# Best carpeting plant?



## brapbrapboom (Sep 2, 2009)

whats the best carpeting plant that doesnt need too much light or co2?


----------



## Darkblade48 (Jan 28, 2008)

If you are aiming for a low light, no CO2 carpet, you may be limited to just Marsilea spp. and Java Moss.


----------



## Ebi-Ken (Jul 9, 2010)

HC is fine with no CO2. Just use excel as a carbon source and remember your nitrates as they love nitrates


----------



## brapbrapboom (Sep 2, 2009)

I was thinking about riccia fluitans xD

in carpeting java moss, do i need a mesh wire for it? or just tie them on something like rocks?


----------



## arinsi (Mar 14, 2010)

Jiang604 said:


> HC is fine with no CO2. Just use excel as a carbon source and remember your nitrates as they love nitrates


hc needs crazy lights

dwarf hairgrass is pretty awesome
its like the only plant i suggest to people


----------



## camboy012406 (Jun 11, 2010)

brapbrapboom said:


> whats the best carpeting plant that doesnt need too much light or co2?


try glosso..http://www.google.ca/images?hl=en&q=glosso&um=1&ie=UTF-8&source=og&sa=N&tab=wi


----------



## brapbrapboom (Sep 2, 2009)

really tough choice which plant to carpet xD

its a matter of equipment and money lol.

guess I need more research


----------



## Darkblade48 (Jan 28, 2008)

Jiang604 said:


> HC is fine with no CO2.





arinsi said:


> hc needs crazy lights


I disagree with both these statements; HC needs high light, but not extreme lighting. However, it does best with CO2; while Excel is a decent substitute, HC with CO2 does much better.


----------



## waj8 (Jun 30, 2010)

I agree with darkblade.

There is a plant that I have never grown myself which might work for you: http://www.tropica.com/plants/plantdescription.aspx?pid=002C

Maybe someone has it in your area. Looks interesting for low light tanks.


----------



## mauve (Apr 12, 2010)

camboy012406 said:


> try glosso..http://www.google.ca/images?hl=en&q=glosso&um=1&ie=UTF-8&source=og&sa=N&tab=wi


glosso will die within a week without adequate lights and CO2


----------



## ameekplec. (May 1, 2008)

Pellia works fine in low light tanks (it's grown to a big pile in my tank ).

If you're not looking for a really compact carpet, then dwarf sagittaria is a great uindemanding low light foreground plant.


----------



## brapbrapboom (Sep 2, 2009)

Pellia looks awesome too! but my personal preference is riccia lol xD but moneywise yeah.. xD

another question upon carpeting, do i just plant the Pellia in gravel?
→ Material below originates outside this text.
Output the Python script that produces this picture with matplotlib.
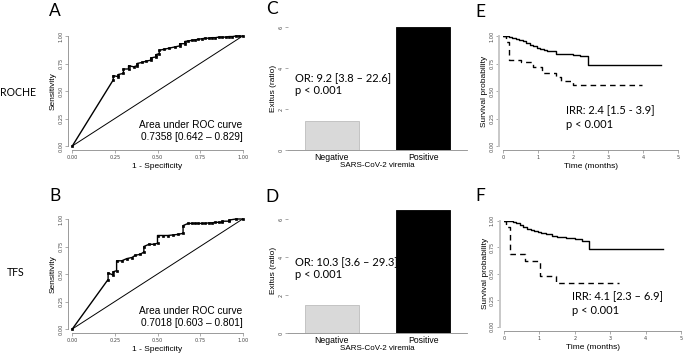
import numpy as np
import matplotlib.pyplot as plt

# ROC curves (1 - specificity, sensitivity)
roche_fpr = [0, 0.24, 0.24, 0.27, 0.27, 0.30, 0.30, 0.33, 0.33, 0.36, 0.38, 0.38,
             0.41, 0.43, 0.46, 0.46, 0.49, 0.49, 0.51, 0.51, 0.54, 0.57, 0.60, 0.63,
             0.63, 0.66, 0.66, 0.68, 0.70, 0.72, 0.74, 0.76, 0.78, 0.80, 0.82, 0.84,
             0.86, 0.88, 0.90, 0.92, 0.94, 0.96, 0.98, 1.0]
roche_tpr = [0, 0.60, 0.64, 0.63, 0.65, 0.66, 0.70, 0.70, 0.73, 0.72, 0.73, 0.75,
             0.76, 0.77, 0.78, 0.80, 0.81, 0.83, 0.84, 0.87, 0.88, 0.89, 0.90, 0.91,
             0.93, 0.93, 0.95, 0.955, 0.96, 0.965, 0.97, 0.975, 0.98, 0.98, 0.985, 0.985,
             0.99, 0.99, 0.99, 0.995, 0.995, 1.0, 1.0, 1.0]

tfs_fpr = [0, 0.21, 0.21, 0.24, 0.24, 0.26, 0.26, 0.29, 0.32, 0.35, 0.37, 0.40,
           0.42, 0.42, 0.45, 0.48, 0.50, 0.50, 0.53, 0.56, 0.59, 0.62, 0.65, 0.65,
           0.68, 0.70, 0.72, 0.74, 0.76, 0.78, 0.80, 0.82, 0.84, 0.86, 0.88, 0.88,
           0.92, 0.92, 0.96, 1.0]
tfs_tpr = [0, 0.45, 0.51, 0.49, 0.52, 0.53, 0.62, 0.62, 0.64, 0.65, 0.67, 0.68,
           0.70, 0.75, 0.77, 0.77, 0.78, 0.85, 0.85, 0.85, 0.855, 0.86, 0.87, 0.94,
           0.96, 0.96, 0.96, 0.96, 0.96, 0.96, 0.965, 0.965, 0.97, 0.97, 0.97, 0.98,
           0.98, 0.99, 1.0, 1.0]

# exitus ratio by viremia
viremia = ["Negative", "Positive"]
exitus_roche = [1.4, 6.0]
exitus_tfs = [1.5, 6.5]

# Kaplan-Meier curves (time in months, survival)
e_neg_t = [0, 0.15, 0.25, 0.35, 0.45, 0.55, 0.65, 0.75, 0.85, 0.95, 1.05, 1.15,
           1.25, 1.35, 1.5, 1.7, 2.0, 2.2, 2.41, 4.5]
e_neg_s = [1, 0.995, 0.985, 0.975, 0.965, 0.955, 0.935, 0.92, 0.91, 0.895, 0.885, 0.875,
           0.865, 0.86, 0.84, 0.835, 0.83, 0.815, 0.735, 0.735]
e_pos_t = [0, 0.08, 0.17, 0.5, 0.85, 1.1, 1.5, 1.65, 2.0, 3.95]
e_pos_s = [1, 0.95, 0.78, 0.76, 0.72, 0.66, 0.63, 0.59, 0.555, 0.555]

f_neg_t = [0, 0.15, 0.25, 0.35, 0.45, 0.55, 0.65, 0.75, 0.85, 0.95, 1.05, 1.2,
           1.35, 1.5, 1.75, 2.0, 2.2, 2.41, 4.5]
f_neg_s = [1, 0.995, 0.985, 0.975, 0.96, 0.945, 0.925, 0.91, 0.9, 0.89, 0.88, 0.87,
           0.86, 0.845, 0.835, 0.825, 0.81, 0.73, 0.73]
f_pos_t = [0, 0.07, 0.17, 0.6, 1.02, 1.47, 3.24]
f_pos_s = [1, 0.94, 0.69, 0.62, 0.48, 0.415, 0.415]

W, H = 685.0, 357.0
ARIAL = "Liberation Sans"
CALIBRI = "Lato"
GREY = "#8a8a8a"

fig = plt.figure(figsize=(W / 100, H / 100), dpi=100)


def box(x0, x1, y_bot, y_top):
    # pixel box -> figure fraction rect
    return [x0 / W, 1 - y_bot / H, (x1 - x0) / W, (y_bot - y_top) / H]


def ftext(x, y, s, **kw):
    fig.text(x / W, 1 - y / H, s, **kw)


def r_style(ax, spine_color=GREY, lw=0.6):
    for side in ["top", "right"]:
        ax.spines[side].set_visible(False)
    for side in ["left", "bottom"]:
        ax.spines[side].set_color(spine_color)
        ax.spines[side].set_linewidth(lw)
        ax.spines[side].set_position(("outward", 3))
    ax.tick_params(length=2, width=0.5, color=GREY, labelsize=3.6,
                   labelcolor="#444444", pad=1.5)
    for lab in ax.get_yticklabels():
        lab.set_rotation(90)
        lab.set_va("center")
    ax.patch.set_alpha(0)


# ---- ROC panels ----
roc_sets = [
    (72.3, 242.7, 146, 36, roche_fpr, roche_tpr, "0.7358 [0.642 \u2013 0.829]", 125, 137),
    (72.3, 242.7, 329, 219, tfs_fpr, tfs_tpr, "0.7018 [0.603 \u2013 0.801]", 311, 323),
]
for x0, x1, yb, yt, fpr, tpr, auc, y1, y2 in roc_sets:
    ax = fig.add_axes(box(x0, x1, yb, yt))
    ax.plot([0, 1], [0, 1], color="black", lw=0.7, clip_on=False)
    ax.plot(fpr, tpr, color="black", lw=1.0, marker="s", ms=2.0, mew=0.5, clip_on=False)
    ax.set_xlim(0, 1)
    ax.set_ylim(0, 1)
    ticks = [0, 0.25, 0.5, 0.75, 1.0]
    ax.set_xticks(ticks, ["0.00", "0.25", "0.50", "0.75", "1.00"])
    ax.set_yticks(ticks, ["0.00", "0.25", "0.50", "0.75", "1.00"])
    ax.spines["left"].set_bounds(0, 1)
    ax.spines["bottom"].set_bounds(0, 1)
    r_style(ax)
    ax.set_xlabel("1 - Specificity", fontsize=6, family=ARIAL, labelpad=2)
    ax.set_ylabel("Sensitivity", fontsize=6, family=ARIAL, labelpad=1)
    ftext(x1, y1, "Area under ROC curve", ha="right", va="center", fontsize=7.3, family=ARIAL)
    ftext(x1, y2, auc, ha="right", va="center", fontsize=7.3, family=ARIAL)

# ---- bar panels ----
bar_sets = [
    (box(288, 467, 150, 27), exitus_roche, 6.0, "OR: 9.2 [3.8 \u2013 22.6]", 79, 91),
    (box(288, 467, 333, 207.6), exitus_tfs, 6.6, "OR: 10.3 [3.6 \u2013 29.3]", 263, 275),
]
for rect, vals, ytop, orr, y1, y2 in bar_sets:
    ax = fig.add_axes(rect)
    x = np.arange(len(viremia))
    ax.bar(x, vals, width=0.59, color=["#d9d9d9", "black"],
           edgecolor=["#bdbdbd", "black"], linewidth=0.6)
    ax.set_xlim(-0.48, 1.48)
    ax.set_ylim(0, ytop)
    ax.set_xticks(x, viremia)
    ax.set_yticks([0, 2, 4, 6], ["0", "2", "4", "6"])
    for side in ["top", "right", "left"]:
        ax.spines[side].set_visible(False)
    ax.spines["bottom"].set_color(GREY)
    ax.spines["bottom"].set_linewidth(0.6)
    ax.tick_params(axis="y", length=2, width=0.5, color=GREY, labelsize=3.6,
                   labelcolor="#444444", pad=1)
    ax.tick_params(axis="x", length=0, labelsize=6.2, pad=2)
    for lab in ax.get_xticklabels():
        lab.set_family(ARIAL)
    for lab in ax.get_yticklabels():
        lab.set_rotation(90)
        lab.set_va("center")
    ax.set_xlabel("SARS-CoV-2 viremia", fontsize=5.8, family=ARIAL, labelpad=0.5)
    ax.set_ylabel("Exitus (ratio)", fontsize=6, family=ARIAL, labelpad=1)
    ax.patch.set_alpha(0)
    ftext(295, y1, orr, fontsize=8, family=CALIBRI, va="center")
    ftext(295, y2, "p < 0.001", fontsize=8, family=CALIBRI, va="center")

# ---- Kaplan-Meier panels ----
km_sets = [
    (box(503.3, 678.3, 146, 36), e_neg_t, e_neg_s, e_pos_t, e_pos_s,
     "IRR: 2.4 [1.5 - 3.9]", 566, 111, 124),
    (box(504, 681, 326.7, 220.7), f_neg_t, f_neg_s, f_pos_t, f_pos_s,
     "IRR: 4.1 [2.3 \u2013 6.9]", 572, 297, 310),
]
for rect, nt, ns, pt, ps, irr, tx, y1, y2 in km_sets:
    ax = fig.add_axes(rect)
    ax.step(nt, ns, where="post", color="black", lw=1.0)
    ax.step(pt, ps, where="post", color="black", lw=1.0, linestyle=(0, (4, 3)))
    ax.set_xlim(0, 5)
    ax.set_ylim(0, 1)
    ax.set_xticks(range(6), [str(i) for i in range(6)])
    ax.set_yticks([0, 0.25, 0.5, 0.75, 1.0], ["0.00", "0.25", "0.50", "0.75", "1.00"])
    ax.spines["left"].set_bounds(0, 1)
    ax.spines["bottom"].set_bounds(0, 5)
    r_style(ax)
    ax.spines["left"].set_color("#c8c8c8")
    ax.spines["left"].set_linewidth(1.4)
    ax.set_xlabel("Time (months)", fontsize=6, family=ARIAL, labelpad=2)
    ax.set_ylabel("Survival probability", fontsize=6, family=ARIAL, labelpad=1)
    ftext(tx, y1, irr, fontsize=8, family=CALIBRI, va="center")
    ftext(tx, y2, "p < 0.001", fontsize=8, family=CALIBRI, va="center")

# panel letters and row labels
for letter, x, y in [("A", 55, 11), ("B", 55, 196), ("C", 272, 9), ("D", 272, 197),
                     ("E", 480, 12), ("F", 480, 196)]:
    ftext(x, y, letter, fontsize=12.5, family=CALIBRI, ha="center", va="center")
ftext(18, 92, "ROCHE", fontsize=7.6, family=CALIBRI, ha="center", va="center")
ftext(16, 273, "TFS", fontsize=7.6, family=CALIBRI, ha="center", va="center")

fig.savefig("out.png", dpi=100)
how about this? Fissidens splachnobryoides

http://aqmagic.com/store/product_info.php?pName=fissidens-splachnobryoides


----------



## ameekplec. (May 1, 2008)

I'm pretty sure that fissidens sp isn't a true aquatic - many people have tried it only to have it brow out and die.

The pellia you just have to loosely attach to something much like riccia and moss - however the former two won't actually attach like mosses do.


----------



## brapbrapboom (Sep 2, 2009)

that means i just have to leave the fishing line on


----------



## Jsu (Dec 4, 2009)

I am currently growing a a riccia carpet using the dry start method and its been almost a month. The riccia carpet looked awesome and very green.


----------



## brapbrapboom (Sep 2, 2009)

Jsu said:


> I am currently growing a a riccia carpet using the dry start method and its been almost a month. The riccia carpet looked awesome and very green.


Did you use something like a wire mesh and burried it under the gravel?


----------



## Jsu (Dec 4, 2009)

Heres a pic of my little project. The substrate is a mix of small graval, sand and soil. I simply just put the riccia on top of the substrate and let it grow out.


----------